Having collaborated now for over 23 years, KRAMER and LUMBEROB understand each other. They also understand how to create a majestic avalanche of sound. This music is urgent madness, at times overflowingly decorative, at times lusciously spastic, with an unpredictably eclectic sonic vaudeville energy. Call it Dada Ska. Call it Circus Soul. Call it Rob & Roll. Call it whatever you like.
In Kramer's own words, "Few musicians and their music have inspired me over the course of decades like LUMBEROB has, and few performance artists have inspired the kind of awe in me that just takes my breath away, over and over and over again. Onstage, there is no one to compare him to. You can't take your eyes off of him, and you leave with your ears glued to him forever."
This is dance music for working things out! This is workout music for dancing things! Sign up soon! Teacher training! Get certified! NOW is the time for LANGUAGE LEARNER!
There’s proper sing song structure here with tunes like BLESSENCE and REDBARON and FRIEDLEGGINGS and BEGANTOCRY and SNACKTHREAT which are interspersed with the relentless onslaught of serious jammers like FRESHROOM and PANICSMOOTH.

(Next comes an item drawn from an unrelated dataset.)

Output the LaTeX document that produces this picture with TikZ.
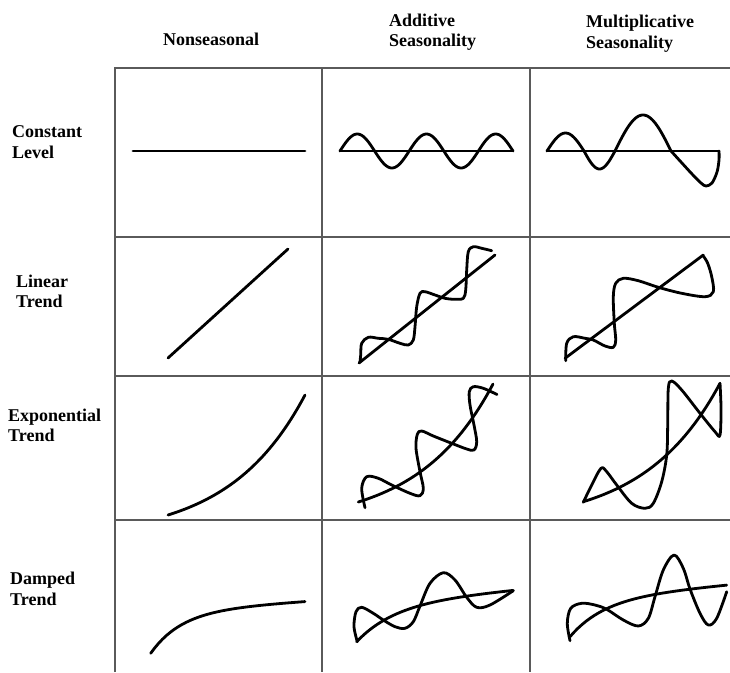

LANGUAGE LEARNER is a bold exercise in genre discovery and genre blur, proudly assuming its position in high contrast to several other recent and gorgeously crafted Shimmy-Disc releases. It is this contrast that’s reminiscent of the wildly divergent and inventive catalog curated by KRAMER from decades past.
Shimmy-Disc is a label without a genre. It always has been. It always will be.
LANGUAGE LEARNER is the long-time-coming debut LP by LUMBEROB. With a front cover portrait by renowned NYC painter Sonya Sklaroff and music (Produced by Lumberob & Kramer) to dance and sing and cry til you die, this LP is just the beginning. A new audio-art genre is born. We challenge you to find something that sounds even remotely similar.
Shimmy-Disc is proud to welcome this most extraordinary, multi-disciplinary artist to its 21st century roster.